* What you need to do: Give the number of lines in this listing that contain the word "matplotlib", and nothing else.
# START OF Information provided
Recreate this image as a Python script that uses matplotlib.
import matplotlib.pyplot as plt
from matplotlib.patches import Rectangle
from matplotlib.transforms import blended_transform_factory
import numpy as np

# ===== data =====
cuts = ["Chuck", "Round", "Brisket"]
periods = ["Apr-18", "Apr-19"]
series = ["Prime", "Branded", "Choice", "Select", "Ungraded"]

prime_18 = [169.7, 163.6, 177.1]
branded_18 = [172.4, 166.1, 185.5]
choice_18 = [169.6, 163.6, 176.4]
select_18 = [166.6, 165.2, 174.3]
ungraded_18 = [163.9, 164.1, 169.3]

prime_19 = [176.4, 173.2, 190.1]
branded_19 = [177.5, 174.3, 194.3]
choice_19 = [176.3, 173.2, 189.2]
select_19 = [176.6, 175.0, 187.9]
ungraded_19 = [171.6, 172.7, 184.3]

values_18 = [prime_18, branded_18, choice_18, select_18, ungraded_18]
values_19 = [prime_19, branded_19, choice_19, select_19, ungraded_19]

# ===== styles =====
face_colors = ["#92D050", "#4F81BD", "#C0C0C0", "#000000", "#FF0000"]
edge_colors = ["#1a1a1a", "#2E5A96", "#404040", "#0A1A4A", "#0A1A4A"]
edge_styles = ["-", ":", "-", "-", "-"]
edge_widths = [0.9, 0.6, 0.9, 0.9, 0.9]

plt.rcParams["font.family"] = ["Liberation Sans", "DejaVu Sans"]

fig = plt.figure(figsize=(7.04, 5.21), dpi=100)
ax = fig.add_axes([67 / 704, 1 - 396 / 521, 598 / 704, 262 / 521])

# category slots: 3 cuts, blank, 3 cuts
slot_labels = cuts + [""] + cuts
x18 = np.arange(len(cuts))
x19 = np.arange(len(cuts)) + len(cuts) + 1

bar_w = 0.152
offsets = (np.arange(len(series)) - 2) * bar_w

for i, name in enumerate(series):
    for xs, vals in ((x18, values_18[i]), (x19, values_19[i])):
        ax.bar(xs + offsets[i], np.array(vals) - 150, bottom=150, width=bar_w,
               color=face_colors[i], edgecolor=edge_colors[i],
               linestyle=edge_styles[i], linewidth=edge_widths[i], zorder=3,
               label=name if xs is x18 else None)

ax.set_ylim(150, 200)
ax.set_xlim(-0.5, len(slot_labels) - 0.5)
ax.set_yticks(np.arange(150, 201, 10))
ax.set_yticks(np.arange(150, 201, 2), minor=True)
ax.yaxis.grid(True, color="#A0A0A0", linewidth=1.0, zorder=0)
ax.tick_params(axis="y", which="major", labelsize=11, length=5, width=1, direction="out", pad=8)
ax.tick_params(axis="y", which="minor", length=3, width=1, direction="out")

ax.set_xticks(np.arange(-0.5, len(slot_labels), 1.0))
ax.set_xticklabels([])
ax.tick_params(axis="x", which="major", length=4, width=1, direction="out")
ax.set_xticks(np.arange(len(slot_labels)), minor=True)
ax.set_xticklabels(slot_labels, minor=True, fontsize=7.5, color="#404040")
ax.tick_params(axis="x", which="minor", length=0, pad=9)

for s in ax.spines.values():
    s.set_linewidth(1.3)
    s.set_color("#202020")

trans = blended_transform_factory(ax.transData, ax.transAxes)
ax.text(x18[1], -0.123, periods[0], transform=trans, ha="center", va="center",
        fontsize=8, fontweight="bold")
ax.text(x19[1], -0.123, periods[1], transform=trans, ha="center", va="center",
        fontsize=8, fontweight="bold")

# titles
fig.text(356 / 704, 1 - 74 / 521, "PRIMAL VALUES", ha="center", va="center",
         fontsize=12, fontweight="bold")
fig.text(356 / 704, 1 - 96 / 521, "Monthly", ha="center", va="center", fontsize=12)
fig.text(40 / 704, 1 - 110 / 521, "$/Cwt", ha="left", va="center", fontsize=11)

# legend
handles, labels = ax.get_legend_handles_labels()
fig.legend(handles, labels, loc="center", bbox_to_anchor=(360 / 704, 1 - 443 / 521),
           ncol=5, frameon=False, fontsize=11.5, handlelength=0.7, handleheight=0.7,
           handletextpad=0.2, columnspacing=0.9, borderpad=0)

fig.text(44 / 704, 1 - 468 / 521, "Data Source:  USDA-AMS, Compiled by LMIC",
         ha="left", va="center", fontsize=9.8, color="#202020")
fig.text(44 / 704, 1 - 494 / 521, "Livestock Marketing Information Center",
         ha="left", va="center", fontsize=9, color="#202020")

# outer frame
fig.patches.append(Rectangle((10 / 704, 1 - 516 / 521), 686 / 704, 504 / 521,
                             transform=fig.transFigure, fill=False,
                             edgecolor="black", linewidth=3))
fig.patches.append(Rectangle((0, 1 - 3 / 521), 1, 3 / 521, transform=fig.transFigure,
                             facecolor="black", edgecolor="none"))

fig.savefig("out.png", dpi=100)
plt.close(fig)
# END OF Information provided
* Full output: 4